With fourteen years left on a twenty-year sentence, notorious Washington powerbroker Joel Blackman receives a surprise pardon from a lame duck President. He is smuggled out of the country on a military cargo plane, given a new identity, and tucked away in a small town in Italy. But Backman has serious enemies from his past. As the CIA watches him closely, the question is not whether he will be killed, but rather who will kill him first.
John Grisham as a child dreamed of being a professional baseball player. After graduating from law school at Ole Miss in 1981, he went on to practice law for nearly a decade, specializing in criminal defense and personal injury litigation.
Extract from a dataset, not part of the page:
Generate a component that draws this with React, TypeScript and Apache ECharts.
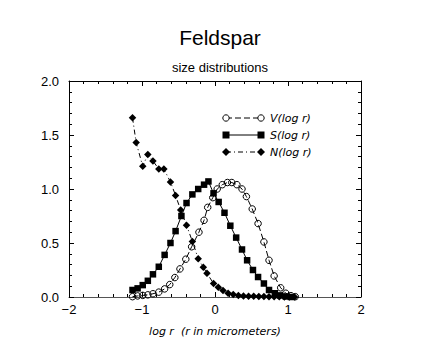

One day, Grisham overheard the harrowing testimony of a twelve-year-old rape victim and was inspired to start a novel exploring what would have happened if the girl's father had murdered her assailants. Getting up at 5 a.m. every day to get in several hours of writing time before heading off to work, Grisham spent three years on A Time to Kill and finished it in 1987. His next novel, The Firm, spent 47 weeks on The New York Times bestseller list and became the bestselling novel of 1991. Since then, he has written one novel a year, including The Client, The Pelican Brief, The Rainmaker and The Runaway Jury. Today, Grisham has written a collection of stories, a work of nonfiction, three sports novels, four kids' books, and many legal thrillers. His work has been translated into 42 languages. He lives near Charlottesville, Virginia.